Start of Data excerpt

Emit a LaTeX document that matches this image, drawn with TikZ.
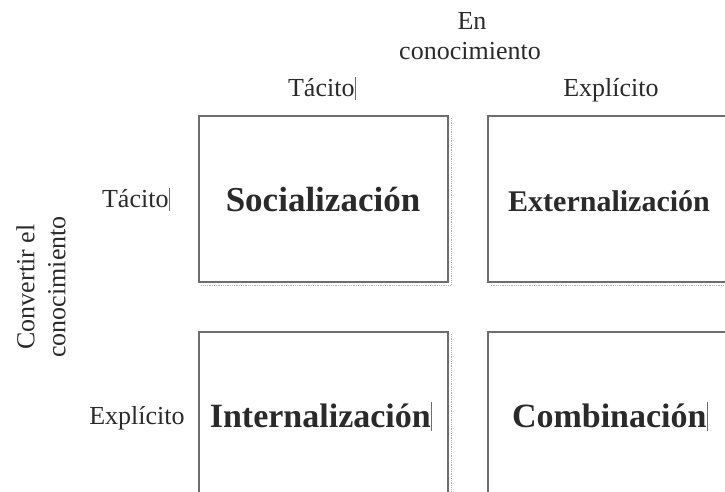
\documentclass[tikz,border=0pt]{standalone}
\usepackage{fontspec}
\setmainfont{Liberation Serif}
\definecolor{boxgray}{HTML}{6E6E6E}
\definecolor{txt}{HTML}{2A2A2A}
\newcommand{\cbar}{\kern0.5pt{\color{boxgray}\rule[-0.1em]{0.9pt}{0.85em}}}
\begin{document}
\begin{tikzpicture}[x=1pt,y=1pt,
  quad/.style={draw=boxgray,line width=1.6pt},
  shadowline/.style={draw=gray!60,line width=0.8pt,densely dotted},
  lbl/.style={font=\fontsize{26}{31}\selectfont,text=txt,inner sep=0pt,anchor=base},
  big/.style={font=\fontsize{34}{38}\selectfont\bfseries,text=txt,inner sep=0pt,anchor=base}]
\useasboundingbox (0,0) rectangle (725,492);
\clip (0,0) rectangle (725,492);
% shadows
\draw[shadowline] (451,374) -- (451,207) -- (201,207);
\draw[shadowline] (740,207) -- (490,207);
\draw[shadowline] (451,158) -- (451,-10);
% boxes
\draw[quad] (199,210) rectangle (448,376);
\draw[quad] (488,210) rectangle (740,376);
\draw[quad] (199,-10) rectangle (448,160);
\draw[quad] (488,-10) rectangle (740,160);
% headers
\node[lbl] (en1) at (472,462) {En};
\node[lbl] (en2) at (470,432) {conocimiento};
\node[lbl] (ct) at (322,395) {Tácito\cbar};
\node[lbl] (ce) at (611,395) {Explícito};
\node[lbl] (rt) at (136,284) {Tácito\cbar};
\node[lbl] (re) at (137,67) {Explícito};
\node[font=\fontsize{26}{31}\selectfont,text=txt,inner sep=0pt,align=center,rotate=90] (conv) at (41,205) {Convertir el\\conocimiento};
% quadrant labels
\node[big,font=\fontsize{35}{38}\selectfont\bfseries] (soc) at (323,280) {Socialización};
\node[big,font=\fontsize{30}{34}\selectfont\bfseries] (ext) at (609,280) {Externalización};
\node[big] (int) at (321,64) {Internalización\cbar};
\node[big] (com) at (610,64) {Combinación\cbar};
\end{tikzpicture}
\end{document}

End of Data excerpt

The material above holds pictures; copy everything else in it exactly.

• [Result of the exercise]:
Emit a LaTeX document that matches this image, drawn with TikZ.
\documentclass[tikz,border=0pt]{standalone}
\usepackage{fontspec}
\setmainfont{Liberation Serif}
\definecolor{boxgray}{HTML}{6E6E6E}
\definecolor{txt}{HTML}{2A2A2A}
\newcommand{\cbar}{\kern0.5pt{\color{boxgray}\rule[-0.1em]{0.9pt}{0.85em}}}
\begin{document}
\begin{tikzpicture}[x=1pt,y=1pt,
  quad/.style={draw=boxgray,line width=1.6pt},
  shadowline/.style={draw=gray!60,line width=0.8pt,densely dotted},
  lbl/.style={font=\fontsize{26}{31}\selectfont,text=txt,inner sep=0pt,anchor=base},
  big/.style={font=\fontsize{34}{38}\selectfont\bfseries,text=txt,inner sep=0pt,anchor=base}]
\useasboundingbox (0,0) rectangle (725,492);
\clip (0,0) rectangle (725,492);
% shadows
\draw[shadowline] (451,374) -- (451,207) -- (201,207);
\draw[shadowline] (740,207) -- (490,207);
\draw[shadowline] (451,158) -- (451,-10);
% boxes
\draw[quad] (199,210) rectangle (448,376);
\draw[quad] (488,210) rectangle (740,376);
\draw[quad] (199,-10) rectangle (448,160);
\draw[quad] (488,-10) rectangle (740,160);
% headers
\node[lbl] (en1) at (472,462) {En};
\node[lbl] (en2) at (470,432) {conocimiento};
\node[lbl] (ct) at (322,395) {Tácito\cbar};
\node[lbl] (ce) at (611,395) {Explícito};
\node[lbl] (rt) at (136,284) {Tácito\cbar};
\node[lbl] (re) at (137,67) {Explícito};
\node[font=\fontsize{26}{31}\selectfont,text=txt,inner sep=0pt,align=center,rotate=90] (conv) at (41,205) {Convertir el\\conocimiento};
% quadrant labels
\node[big,font=\fontsize{35}{38}\selectfont\bfseries] (soc) at (323,280) {Socialización};
\node[big,font=\fontsize{30}{34}\selectfont\bfseries] (ext) at (609,280) {Externalización};
\node[big] (int) at (321,64) {Internalización\cbar};
\node[big] (com) at (610,64) {Combinación\cbar};
\end{tikzpicture}
\end{document}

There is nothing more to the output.